Je reviens à mon muzungu de 20 ans, entre grand ado et jeune adulte, les cheveux longs, il attire les regards et les enfants rwandais courent spontanément vers lui pour le voir de plus près. Trop souvent à son goût parfois. Mais, sait-il, que celui qui l’observe le plus, c’est moi, son père? Comment parler de son fils sans tomber dans les clichés de la fierté. Ce qualificatif n’explique pas ce que je ressens. La fierté a ce travers qui me déplait, celui de ramener à soi la réussite. Le Victor que je côtoie depuis plusieurs jours me rassure. Oui, il s’est enfargé un peu au collège et sa boussole de grande personne ne lui montre pas tout à fait son nord ni son avenir. La jeunesse qu’il vit à fond, les fêtes et les copains d’abord ne l’empêchent pas de grandir en tant que bon humain, au contraire. Délicat, respectueux, encore timide, chaque pas qu’il fait ici m’impressionne. Il comprend tellement déjà. Ses questions, ses commentaires et sa présence rassurante m’auront permis un regard neuf durant ce voyage, juste en l’écoutant.

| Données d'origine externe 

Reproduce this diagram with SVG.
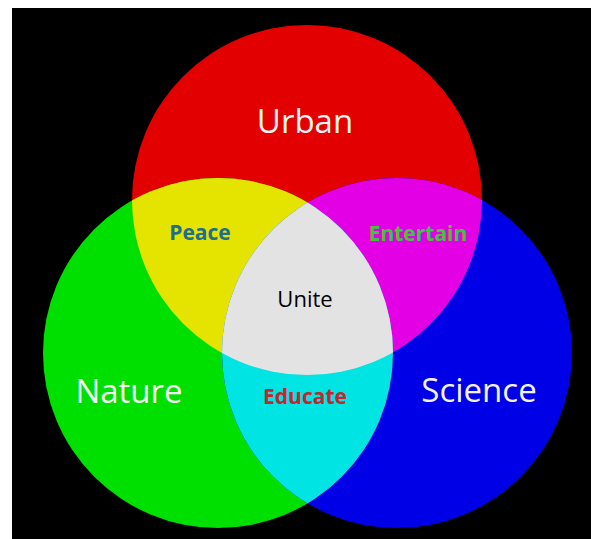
<svg xmlns="http://www.w3.org/2000/svg" width="591" height="539" viewBox="0 0 591 539">
  <defs>
    <clipPath id="clipR"><circle cx="307" cy="200" r="175"/></clipPath>
    <clipPath id="clipG"><circle cx="218" cy="353" r="175"/></clipPath>
    <clipPath id="clipB"><circle cx="397" cy="353" r="175"/></clipPath>
  </defs>
  <style>
    text { font-family: "Open Sans", "Liberation Sans", sans-serif; text-anchor: middle; }
    .big { font-size: 33px; fill: #f2f2f2; }
    .mid { font-size: 21px; font-weight: bold; }
  </style>
  <rect x="0" y="0" width="591" height="539" fill="#ffffff"/>
  <rect x="12" y="8" width="579" height="531" fill="#000000"/>

  <g id="urban">
    <circle cx="307" cy="200" r="175" fill="#e20000"/>
  </g>
  <g id="nature">
    <circle cx="218" cy="353" r="175" fill="#00e000"/>
  </g>
  <g id="science">
    <circle cx="397" cy="353" r="175" fill="#0000e6"/>
  </g>
  <g id="peace">
    <circle cx="307" cy="200" r="175" fill="#e4e400" clip-path="url(#clipG)"/>
  </g>
  <g id="entertain">
    <circle cx="307" cy="200" r="175" fill="#e400e4" clip-path="url(#clipB)"/>
  </g>
  <g id="educate">
    <circle cx="218" cy="353" r="175" fill="#00e4e4" clip-path="url(#clipB)"/>
  </g>
  <g id="unite">
    <g clip-path="url(#clipG)">
      <circle cx="307" cy="200" r="175" fill="#e3e3e3" clip-path="url(#clipB)"/>
    </g>
  </g>

  <g id="labels">
    <text class="big" x="305" y="133">Urban</text>
    <text class="big" x="129" y="403">Nature</text>
    <text class="big" x="479" y="402">Science</text>
    <text class="mid" x="200" y="240" fill="#1f6e8c">Peace</text>
    <text class="mid" x="418" y="241" fill="#3cc83c">Entertain</text>
    <text class="mid" x="305" y="404" fill="#c0282d">Educate</text>
    <text x="305" y="307" font-size="22" fill="#000000">Unite</text>
  </g>
  <g id="connectors"/>
</svg>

Je garderai les plus beaux souvenirs de ce périple avec lui. Tellement choyé d’avoir pu capturer, comme une photo instantanée, cette phase charnière dans sa vie. Tout va trop vite. Plusieurs fois, durant ce voyage, j’ai imaginé Victor à mon âge. Au sien, je n’avais pas encore pris l’avion, je n’avais pas une fraction de l’ouverture qu’il a sur le monde. Comment ce voyage l'aura t-il influencé? Je n’ai pas fini de l’observer.